Prostate Cancer Screening North of the 49th Parallel

The U.S. Preventative Services Task Force (USPSTF) recommendation against the use of Prostate-Specific Antigen (PSA) blood tests sets a dangerous precedent for all patients seeking preventative measures in the fight against cancer. Prostate cancer is the most common form of the disease, representing one quarter of all new cases diagnosed annually in Canada. A PSA test is the most common tool to detect prostate cancer when it is still localized and asymptomatic. All men should have the option to educate themselves about the merits and risks of PSA screening. The Task Force’s recommendation to deny discussion on this subject effectively removes this fundamental right from the patient. The Canadian Cancer Survivor Network (CCSN) is deeply concerned about the potential spillover effects of this recommendation on screening policies in Canada.

The Task Force’s report was recently touched upon on this side of the border by André Picard in the May 21st edition of the Globe & Mail. Mr. Picard is incorrect when “sadly” claiming that the recommendations of the Task Force will be ignored. They will most certainly not be, especially if Canada takes a page out of the Task Force’s book and aligns its own policies to match a U.S. health care system with a very different type of funding structure. Picard has effectively confused the qualities of a risk-adverse Canadian public with risk-adverse U.S. insurance companies.

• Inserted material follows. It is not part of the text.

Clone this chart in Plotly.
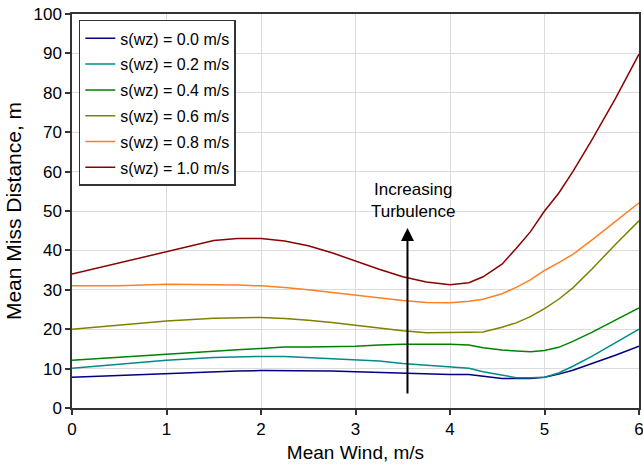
import plotly.graph_objects as go

wind = [0, 0.5, 1, 1.5, 1.75, 2, 2.25, 2.5, 2.75, 3, 3.25, 3.5, 3.75, 4,
        4.2, 4.35, 4.55, 4.7, 4.85, 5, 5.15, 5.3, 5.5, 5.75, 6]

s00 = [7.8, 8.3, 8.8, 9.2, 9.4, 9.5, 9.5, 9.5, 9.4, 9.2, 9.0, 8.8, 8.6, 8.5,
       8.5, 8.1, 7.5, 7.5, 7.5, 7.8, 8.6, 9.6, 11.2, 13.4, 15.7]
s02 = [10.1, 11.1, 12.1, 12.8, 13.0, 13.1, 13.1, 12.8, 12.5, 12.2, 11.9, 11.3, 10.9, 10.6,
       10.1, 9.2, 8.3, 7.7, 7.7, 7.8, 8.9, 10.6, 13.1, 16.5, 20.0]
s04 = [12.1, 12.9, 13.7, 14.5, 14.8, 15.1, 15.5, 15.5, 15.6, 15.7, 16.0, 16.2, 16.2, 16.2,
       16.0, 15.3, 14.7, 14.5, 14.3, 14.6, 15.4, 16.9, 19.2, 22.3, 25.4]
s06 = [20.0, 21.1, 22.1, 22.8, 22.9, 23.0, 22.7, 22.3, 21.7, 21.0, 20.4, 19.6, 19.1, 19.1,
       19.2, 19.3, 20.5, 21.6, 23.2, 25.2, 27.6, 30.5, 35.2, 41.5, 47.5]
s08 = [31.0, 31.0, 31.4, 31.3, 31.2, 31.0, 30.6, 30.0, 29.3, 28.6, 28.0, 27.3, 26.8, 26.7,
       27.1, 27.6, 29.0, 30.6, 32.5, 34.9, 36.9, 39.0, 42.6, 47.3, 52.1]
s10 = [34.0, 36.8, 39.7, 42.5, 43.0, 43.0, 42.4, 41.2, 39.4, 37.2, 35.2, 33.3, 32.0, 31.3,
       31.8, 33.3, 36.5, 40.5, 44.7, 50.0, 54.5, 60.0, 68.0, 78.5, 89.8]

series = [s00, s02, s04, s06, s08, s10]
labels = ["s(wz) = 0.0 m/s", "s(wz) = 0.2 m/s", "s(wz) = 0.4 m/s",
          "s(wz) = 0.6 m/s", "s(wz) = 0.8 m/s", "s(wz) = 1.0 m/s"]
colors = ["#000080", "#008B8B", "#008000", "#808000", "#FF7F27", "#8B0000"]

x_ticks = [0, 1, 2, 3, 4, 5, 6]
y_ticks = [0, 10, 20, 30, 40, 50, 60, 70, 80, 90, 100]

FONT = "Liberation Sans, Arial, sans-serif"

fig = go.Figure()
for i, (vals, lab, col) in enumerate(zip(series, labels, colors)):
    fig.add_trace(go.Scatter(x=wind, y=vals, mode="lines", name=lab,
                             legendgroup=f"g{i}",
                             line=dict(color=col, width=1.5)))

fig.add_annotation(x=3.55, y=45.7, ax=3.55, ay=3.3, xref="x", yref="y",
                   axref="x", ayref="y", text="", showarrow=True,
                   arrowhead=2, arrowsize=1.3, arrowwidth=2, arrowcolor="black")
fig.add_annotation(x=3.61, y=52.6, xref="x", yref="y", text="Increasing<br>Turbulence",
                   showarrow=False, font=dict(family=FONT, size=17, color="black"),
                   align="center")

axis_common = dict(showline=True, mirror=True, linecolor="#333333", linewidth=1.5,
                   ticks="outside", ticklen=5, tickcolor="#333333", tickwidth=1.5,
                   showgrid=True, gridcolor="#dcdcdc", gridwidth=1, zeroline=False,
                   automargin=False, ticklabeloverflow="allow",
                   tickfont=dict(family=FONT, size=17, color="black"))

fig.update_layout(
    width=643, height=464,
    margin=dict(l=72, r=4, t=14, b=56),
    paper_bgcolor="white", plot_bgcolor="white",
    font=dict(family=FONT, color="black"),
    showlegend=True,
    legend=dict(x=0.012, y=0.985, xanchor="left", yanchor="top",
                bgcolor="white", bordercolor="#333333", borderwidth=1.5,
                font=dict(family=FONT, size=16, color="black"),
                tracegroupgap=2),
    xaxis=dict(range=[0, 6], tickvals=x_ticks, ticktext=[str(v) for v in x_ticks],
               title=dict(text="Mean Wind, m/s", font=dict(family=FONT, size=19), standoff=8),
               **axis_common),
    yaxis=dict(range=[0, 100], tickvals=y_ticks, ticktext=[str(v) for v in y_ticks],
               title=dict(text="Mean Miss Distance, m", font=dict(family=FONT, size=21), standoff=6),
               **axis_common),
)

fig.write_html("out.html")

While prostate cancer may not be the most lethal variant of the disease, it is damaging to simply label it as harmless. It can be gradual in its development, but there are no other means of detecting its existence prior to it metastasising. Prostate cancer will kill an estimated 4,000 sons, fathers, brothers and uncles in Canada this year.  But this figure doesn’t take into account the number of lives saved because of screening practices. Even if patients choose not to immediately act upon elevated PSA levels, they have an inherent right to establish the means by which to monitor those levels and respond accordingly. Over 90% of prostate cancer cases are curable when detected early.

The Task’s Force’s recommendations to eliminate screening will not sustain this success rate. While they claim that abandoning the PSA-test won’t have a huge impact on mortality rates, this statement is only true for patients well into their mid-70s. It does not reflect the reality facing young Canadians or males in the high risk 50-65 age range. This report does not take into account continuing observational studies occurring now, instead placing its weight behind several major studies with self-declared methodological limitations. There were also a number of major players not represented within the Task Force’s membership, including the American Urological Association and the American Cancer Society, both of whom strongly advocate for increased use of PSA tests on the grounds that other methods can’t detect the cancer until it spreads. It should also be noted that there are no prostate cancer patients or survivors on the Task Force.

PSA tests are currently covered by seven out of ten provinces in Canada for screening purposes, however the federal government’s decision not to renew the 2014 Health Accord could jeopardize coverage for PSA tests, as provinces will face continuing pressure to reduce their spending on health care. The CCSN encourages all concerned patients to contact their provincial Minister for Health to remind them of the importance that PSA tests play in ensuring the health and safety of all Canadians.